A Matter of Fact: Environmental Defence is misleading Canadians about oil sands tailings

View of Suncor Energy's Wapisiw Lookout, site of the first tailings pond in the oil sands industry, which was reclaimed to a solid surface in 2010 and is now a 220-hectare watershed. Photo courtesy Suncor Energy

Environmental Defence has published an advertisement in the Montreal Gazette that misleads Canadians about oil sands tailings.

What the activist group ignores is the demonstrated progress the industry is making to address this challenge.  

Here are the facts.  

Fact: Oil sands producers are leaders in tailings management 

Tailings are a byproduct of mining operations around the world.
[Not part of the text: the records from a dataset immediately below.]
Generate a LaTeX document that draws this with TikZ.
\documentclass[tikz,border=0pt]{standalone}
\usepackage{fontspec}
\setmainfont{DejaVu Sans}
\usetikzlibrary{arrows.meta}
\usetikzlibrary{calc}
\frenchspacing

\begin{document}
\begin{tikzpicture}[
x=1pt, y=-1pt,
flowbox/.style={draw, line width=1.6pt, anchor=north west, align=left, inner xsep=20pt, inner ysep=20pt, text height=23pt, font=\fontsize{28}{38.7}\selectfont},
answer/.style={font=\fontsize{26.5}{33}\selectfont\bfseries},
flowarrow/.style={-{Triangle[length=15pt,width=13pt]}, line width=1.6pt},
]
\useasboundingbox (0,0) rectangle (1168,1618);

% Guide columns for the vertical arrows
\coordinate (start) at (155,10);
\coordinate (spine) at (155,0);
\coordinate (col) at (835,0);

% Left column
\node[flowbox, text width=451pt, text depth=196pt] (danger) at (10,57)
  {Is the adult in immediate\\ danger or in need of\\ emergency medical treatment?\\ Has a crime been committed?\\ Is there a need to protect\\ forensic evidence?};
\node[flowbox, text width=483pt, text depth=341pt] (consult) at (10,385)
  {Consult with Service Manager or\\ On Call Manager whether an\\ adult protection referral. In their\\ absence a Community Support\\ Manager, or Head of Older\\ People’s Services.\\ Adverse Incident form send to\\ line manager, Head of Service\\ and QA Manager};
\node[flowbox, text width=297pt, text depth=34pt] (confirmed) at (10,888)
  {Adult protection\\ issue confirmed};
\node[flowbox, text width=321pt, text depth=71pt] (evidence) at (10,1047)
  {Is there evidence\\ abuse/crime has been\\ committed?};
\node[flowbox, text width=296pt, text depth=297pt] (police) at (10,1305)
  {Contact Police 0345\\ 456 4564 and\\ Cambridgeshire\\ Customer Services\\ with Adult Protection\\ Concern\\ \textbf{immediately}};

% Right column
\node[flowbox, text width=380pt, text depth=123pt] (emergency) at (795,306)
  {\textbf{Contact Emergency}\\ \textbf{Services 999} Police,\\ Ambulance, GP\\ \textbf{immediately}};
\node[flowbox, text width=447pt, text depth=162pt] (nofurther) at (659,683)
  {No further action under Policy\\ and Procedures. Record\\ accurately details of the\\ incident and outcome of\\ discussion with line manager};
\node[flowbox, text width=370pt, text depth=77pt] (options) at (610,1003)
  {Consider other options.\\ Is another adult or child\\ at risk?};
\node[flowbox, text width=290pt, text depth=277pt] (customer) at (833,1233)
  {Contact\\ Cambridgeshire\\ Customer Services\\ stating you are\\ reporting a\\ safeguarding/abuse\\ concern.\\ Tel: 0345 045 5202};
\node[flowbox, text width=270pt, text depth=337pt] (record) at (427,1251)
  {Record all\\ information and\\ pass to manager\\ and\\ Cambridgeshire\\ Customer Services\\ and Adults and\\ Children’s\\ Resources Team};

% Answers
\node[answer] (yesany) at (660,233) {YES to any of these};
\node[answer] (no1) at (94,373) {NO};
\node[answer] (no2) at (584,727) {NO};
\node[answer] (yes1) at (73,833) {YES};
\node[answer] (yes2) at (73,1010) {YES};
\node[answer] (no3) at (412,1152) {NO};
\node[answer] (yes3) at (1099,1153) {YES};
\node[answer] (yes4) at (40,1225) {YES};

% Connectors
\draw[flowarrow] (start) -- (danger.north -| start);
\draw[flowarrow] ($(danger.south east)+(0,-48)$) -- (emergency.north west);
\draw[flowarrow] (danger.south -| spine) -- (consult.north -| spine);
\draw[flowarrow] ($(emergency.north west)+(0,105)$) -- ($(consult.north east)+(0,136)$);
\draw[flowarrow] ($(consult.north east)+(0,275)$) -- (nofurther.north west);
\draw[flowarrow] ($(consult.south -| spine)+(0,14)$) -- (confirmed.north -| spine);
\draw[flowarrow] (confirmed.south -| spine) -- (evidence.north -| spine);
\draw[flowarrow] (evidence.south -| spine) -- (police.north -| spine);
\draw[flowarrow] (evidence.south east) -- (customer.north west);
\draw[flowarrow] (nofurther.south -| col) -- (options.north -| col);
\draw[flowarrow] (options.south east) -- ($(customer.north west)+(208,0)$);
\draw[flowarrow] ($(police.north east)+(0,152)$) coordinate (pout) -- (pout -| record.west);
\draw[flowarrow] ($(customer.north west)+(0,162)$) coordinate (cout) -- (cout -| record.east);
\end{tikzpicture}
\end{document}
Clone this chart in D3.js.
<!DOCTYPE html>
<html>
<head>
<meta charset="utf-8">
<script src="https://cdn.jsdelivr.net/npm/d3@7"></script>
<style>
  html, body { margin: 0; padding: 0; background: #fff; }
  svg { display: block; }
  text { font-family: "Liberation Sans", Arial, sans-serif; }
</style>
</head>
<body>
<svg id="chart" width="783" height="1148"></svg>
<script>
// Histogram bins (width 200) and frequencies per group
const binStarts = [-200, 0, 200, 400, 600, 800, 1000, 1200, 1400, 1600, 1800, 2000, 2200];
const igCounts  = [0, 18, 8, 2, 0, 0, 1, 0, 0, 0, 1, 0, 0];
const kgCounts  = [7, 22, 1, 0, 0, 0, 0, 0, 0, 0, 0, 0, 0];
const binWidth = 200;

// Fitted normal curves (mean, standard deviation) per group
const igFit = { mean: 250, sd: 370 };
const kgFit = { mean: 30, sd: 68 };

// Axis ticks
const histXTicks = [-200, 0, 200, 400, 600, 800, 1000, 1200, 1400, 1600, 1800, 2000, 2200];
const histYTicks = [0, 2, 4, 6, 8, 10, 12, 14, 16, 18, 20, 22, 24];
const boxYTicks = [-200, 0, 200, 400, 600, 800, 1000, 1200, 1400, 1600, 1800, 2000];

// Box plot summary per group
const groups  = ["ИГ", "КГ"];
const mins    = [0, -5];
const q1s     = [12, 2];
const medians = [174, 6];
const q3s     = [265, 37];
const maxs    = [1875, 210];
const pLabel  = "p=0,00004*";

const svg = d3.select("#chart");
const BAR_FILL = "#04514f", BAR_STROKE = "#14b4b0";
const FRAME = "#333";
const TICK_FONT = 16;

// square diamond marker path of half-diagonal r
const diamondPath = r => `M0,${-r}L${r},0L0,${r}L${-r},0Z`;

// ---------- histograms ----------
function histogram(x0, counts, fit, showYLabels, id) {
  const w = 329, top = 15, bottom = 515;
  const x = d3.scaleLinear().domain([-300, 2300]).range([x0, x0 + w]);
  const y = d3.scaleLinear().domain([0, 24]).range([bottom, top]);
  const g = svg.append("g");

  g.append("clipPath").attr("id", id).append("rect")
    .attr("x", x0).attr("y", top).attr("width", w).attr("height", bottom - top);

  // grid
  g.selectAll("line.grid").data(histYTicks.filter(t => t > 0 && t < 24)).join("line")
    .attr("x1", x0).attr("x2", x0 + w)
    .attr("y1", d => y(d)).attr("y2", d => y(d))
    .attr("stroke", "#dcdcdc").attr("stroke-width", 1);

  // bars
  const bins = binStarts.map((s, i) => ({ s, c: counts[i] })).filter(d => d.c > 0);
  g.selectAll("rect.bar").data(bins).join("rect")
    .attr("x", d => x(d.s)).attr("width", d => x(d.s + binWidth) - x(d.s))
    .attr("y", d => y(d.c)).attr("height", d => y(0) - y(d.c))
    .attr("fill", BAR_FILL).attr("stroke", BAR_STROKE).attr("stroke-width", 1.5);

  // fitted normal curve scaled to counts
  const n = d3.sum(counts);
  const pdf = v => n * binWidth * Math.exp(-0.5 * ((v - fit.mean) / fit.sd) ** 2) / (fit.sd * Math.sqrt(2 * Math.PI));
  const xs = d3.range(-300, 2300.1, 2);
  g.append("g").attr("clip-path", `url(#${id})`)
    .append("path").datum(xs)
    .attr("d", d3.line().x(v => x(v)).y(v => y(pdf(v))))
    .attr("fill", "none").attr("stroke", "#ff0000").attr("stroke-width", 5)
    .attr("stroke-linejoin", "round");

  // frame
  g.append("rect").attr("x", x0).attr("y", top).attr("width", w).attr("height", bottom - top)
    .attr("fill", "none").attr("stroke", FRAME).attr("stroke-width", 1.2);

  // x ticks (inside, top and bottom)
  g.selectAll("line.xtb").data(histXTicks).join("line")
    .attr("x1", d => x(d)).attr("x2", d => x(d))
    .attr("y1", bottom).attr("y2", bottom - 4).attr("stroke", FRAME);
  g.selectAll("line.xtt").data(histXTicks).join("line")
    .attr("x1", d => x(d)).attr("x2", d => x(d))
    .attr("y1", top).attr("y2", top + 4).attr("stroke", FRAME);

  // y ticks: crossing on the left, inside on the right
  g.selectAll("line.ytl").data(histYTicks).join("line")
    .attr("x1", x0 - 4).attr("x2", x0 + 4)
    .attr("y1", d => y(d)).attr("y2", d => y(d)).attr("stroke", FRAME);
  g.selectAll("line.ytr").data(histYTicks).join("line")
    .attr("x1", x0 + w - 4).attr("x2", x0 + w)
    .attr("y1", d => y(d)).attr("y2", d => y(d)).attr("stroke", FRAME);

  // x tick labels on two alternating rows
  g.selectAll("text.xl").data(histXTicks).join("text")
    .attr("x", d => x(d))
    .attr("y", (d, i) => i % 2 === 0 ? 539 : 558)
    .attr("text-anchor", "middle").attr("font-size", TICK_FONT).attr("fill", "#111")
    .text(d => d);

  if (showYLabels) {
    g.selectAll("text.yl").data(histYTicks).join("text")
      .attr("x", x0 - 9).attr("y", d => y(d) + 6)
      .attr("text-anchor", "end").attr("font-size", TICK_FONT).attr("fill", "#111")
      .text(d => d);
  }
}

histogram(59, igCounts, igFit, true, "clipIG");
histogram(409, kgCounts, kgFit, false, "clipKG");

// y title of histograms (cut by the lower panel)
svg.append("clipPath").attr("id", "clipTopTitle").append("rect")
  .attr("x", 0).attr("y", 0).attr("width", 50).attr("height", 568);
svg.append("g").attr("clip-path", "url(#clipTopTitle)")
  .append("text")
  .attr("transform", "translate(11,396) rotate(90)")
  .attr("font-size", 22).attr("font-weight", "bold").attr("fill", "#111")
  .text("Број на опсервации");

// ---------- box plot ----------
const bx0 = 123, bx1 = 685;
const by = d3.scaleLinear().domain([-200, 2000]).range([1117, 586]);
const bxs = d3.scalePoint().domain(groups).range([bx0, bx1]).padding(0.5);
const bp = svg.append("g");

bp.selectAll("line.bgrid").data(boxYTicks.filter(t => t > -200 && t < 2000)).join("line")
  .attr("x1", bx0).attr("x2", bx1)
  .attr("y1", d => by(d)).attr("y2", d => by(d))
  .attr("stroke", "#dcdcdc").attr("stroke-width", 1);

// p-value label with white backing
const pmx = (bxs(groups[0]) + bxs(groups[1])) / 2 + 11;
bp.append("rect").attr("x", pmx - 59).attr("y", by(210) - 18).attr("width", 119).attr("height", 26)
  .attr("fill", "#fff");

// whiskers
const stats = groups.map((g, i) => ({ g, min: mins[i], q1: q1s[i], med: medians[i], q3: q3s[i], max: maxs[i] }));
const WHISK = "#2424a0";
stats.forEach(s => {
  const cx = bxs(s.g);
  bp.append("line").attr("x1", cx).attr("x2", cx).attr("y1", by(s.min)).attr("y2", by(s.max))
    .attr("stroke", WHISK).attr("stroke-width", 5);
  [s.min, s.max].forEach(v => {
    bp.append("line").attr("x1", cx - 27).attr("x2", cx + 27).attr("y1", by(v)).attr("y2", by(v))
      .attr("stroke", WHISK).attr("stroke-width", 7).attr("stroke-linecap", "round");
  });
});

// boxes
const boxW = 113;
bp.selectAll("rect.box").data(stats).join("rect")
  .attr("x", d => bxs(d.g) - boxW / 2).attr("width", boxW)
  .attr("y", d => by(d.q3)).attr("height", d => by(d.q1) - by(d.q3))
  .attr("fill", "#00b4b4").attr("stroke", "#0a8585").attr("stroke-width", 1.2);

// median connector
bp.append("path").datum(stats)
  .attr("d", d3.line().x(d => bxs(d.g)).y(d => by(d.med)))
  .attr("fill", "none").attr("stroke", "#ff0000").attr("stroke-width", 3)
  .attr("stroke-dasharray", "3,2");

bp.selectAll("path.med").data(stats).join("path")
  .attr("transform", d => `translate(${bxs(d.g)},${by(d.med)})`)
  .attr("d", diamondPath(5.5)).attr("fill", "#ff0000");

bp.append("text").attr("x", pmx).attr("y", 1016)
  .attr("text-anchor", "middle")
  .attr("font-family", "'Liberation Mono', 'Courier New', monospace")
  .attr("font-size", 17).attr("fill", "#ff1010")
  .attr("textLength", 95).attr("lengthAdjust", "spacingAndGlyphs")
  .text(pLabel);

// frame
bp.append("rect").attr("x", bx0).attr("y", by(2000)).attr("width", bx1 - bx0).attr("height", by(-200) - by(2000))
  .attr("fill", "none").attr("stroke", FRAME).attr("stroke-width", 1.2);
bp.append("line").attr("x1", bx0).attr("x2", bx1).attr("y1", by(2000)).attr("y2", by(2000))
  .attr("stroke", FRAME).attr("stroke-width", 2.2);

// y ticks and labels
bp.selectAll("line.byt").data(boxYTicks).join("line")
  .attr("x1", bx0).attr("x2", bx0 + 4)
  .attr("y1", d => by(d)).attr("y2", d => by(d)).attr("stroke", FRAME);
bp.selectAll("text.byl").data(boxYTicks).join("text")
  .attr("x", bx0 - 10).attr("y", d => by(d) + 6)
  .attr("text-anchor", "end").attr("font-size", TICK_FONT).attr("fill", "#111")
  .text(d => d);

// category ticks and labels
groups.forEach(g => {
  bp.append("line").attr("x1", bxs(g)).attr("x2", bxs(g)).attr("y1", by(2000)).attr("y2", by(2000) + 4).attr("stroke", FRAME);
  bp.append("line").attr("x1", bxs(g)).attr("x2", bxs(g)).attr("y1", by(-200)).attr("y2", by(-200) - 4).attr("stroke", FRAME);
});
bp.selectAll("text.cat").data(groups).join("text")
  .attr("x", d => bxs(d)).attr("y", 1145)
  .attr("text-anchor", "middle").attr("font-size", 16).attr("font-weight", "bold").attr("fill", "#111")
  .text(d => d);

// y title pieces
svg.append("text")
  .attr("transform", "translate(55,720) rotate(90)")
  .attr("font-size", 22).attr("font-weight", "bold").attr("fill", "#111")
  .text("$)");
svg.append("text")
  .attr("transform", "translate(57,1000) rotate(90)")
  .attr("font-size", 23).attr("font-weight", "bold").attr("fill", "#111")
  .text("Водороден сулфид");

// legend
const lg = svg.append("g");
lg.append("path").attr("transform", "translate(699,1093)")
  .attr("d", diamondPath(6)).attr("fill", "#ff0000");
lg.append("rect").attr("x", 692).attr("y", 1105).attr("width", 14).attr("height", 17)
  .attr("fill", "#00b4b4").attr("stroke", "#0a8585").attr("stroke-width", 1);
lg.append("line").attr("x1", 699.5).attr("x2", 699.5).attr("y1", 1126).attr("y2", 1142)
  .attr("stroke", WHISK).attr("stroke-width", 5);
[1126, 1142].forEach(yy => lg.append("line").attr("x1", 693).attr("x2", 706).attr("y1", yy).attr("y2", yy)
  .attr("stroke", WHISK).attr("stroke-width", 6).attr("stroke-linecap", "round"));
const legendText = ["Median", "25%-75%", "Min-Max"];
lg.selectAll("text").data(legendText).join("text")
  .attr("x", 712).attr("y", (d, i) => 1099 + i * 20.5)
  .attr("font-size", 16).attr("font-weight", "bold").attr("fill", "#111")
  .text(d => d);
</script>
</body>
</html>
According to the Mining Association of Canada, they consist of the processed rock or soil left over from the separation of the commodities of value from the rock or soil within which they occur. 

In the oil sands, tailings are a mixture of sand, silt, clay, water and residual bitumen produced in the mining extraction process.   

Oil sands producers are addressing the challenge to reduce tailings through technology R&D, investing more than $50 million on tailings research each year through Canada’s Oil Sands Innovation Alliance.  

Collectively, companies have invested more than $10 billion in solutions for tailings reduction, according to BMO Capital Markets.

Fact: New technologies are making a difference 

Thanks to new technologies, oil sands producers are now reducing the volume of “legacy tailings,” or tailings put in storage before 2015.  

Since 2015, the sector has removed more than 270 million cubic metres of legacy tailings from the environment, or a reduction of 24 per cent.   

All six mining projects that have legacy tailings present reduced those volumes in 2021, according to performance reports published by the Alberta Energy Regulator.  

Tailings management technologies include centrifuge facilities, CO2 injection, the addition of polymers, coagulants and thickeners, and water capping.   

Fact: Suncor is now reducing total tailings 

Suncor Energy’s Base Plant leads oil sands tailings reduction efforts, having removed approximately 190 million cubic meters of legacy tailings since 2016.   

The work is so successful that total tailings – not just legacy tailings – at the facility are going down.   

Suncor reduced total tailings at its Base Plant by 15 per cent between 2015 and 2021, removing nearly 50 million cubic metres of tailings from the environment.  

“Total inventories are shrinking, and we are ahead of regulatory requirements,” the company said in its 2021 Sustainability Report.    

“Over the last 10 years, one pond has been surface reclaimed and two more are advancing to closure; one of those ponds is currently being drained and we anticipate it being removed from the landscape this decade.” 

Fact: Tailings are being reclaimed 

In 2010, Suncor reclaimed the first oil sands tailings pond to a solid surface. Wapisiw Lookout, as it is now known, is 220 hectares that includes a developing mixed wood forest, streams, and a small marsh wetland.  

Meanwhile, Canadian Natural Resources reports that its three oil sands mines have reclaimed a total of 1,100 hectares of tailings facilities, creating natural features like stream, wetlands, and upland forest areas.  

And Imperial reports that more than 80 per cent of its oil sands tailings inventory is now in its final resting place and on the trajectory for full reclamation.  

Fact: Technology has significantly slowed the growth of new tailings  

While companies work to reduce legacy tailings and reclaim tailings ponds, they are also creating less new tailings while producing more oil.  

In 2021, despite oil sands mining production reaching a record 1.59 million barrels per day, total oil sands tailings increased by 11.7 million cubic meters – the lowest amount of growth in the last five years, according to the AER. 

For comparison, in 2016 oil sands mining production averaged 1.1 million barrels per day, and total tailings grew by a substantially larger 59.6 million cubic meters.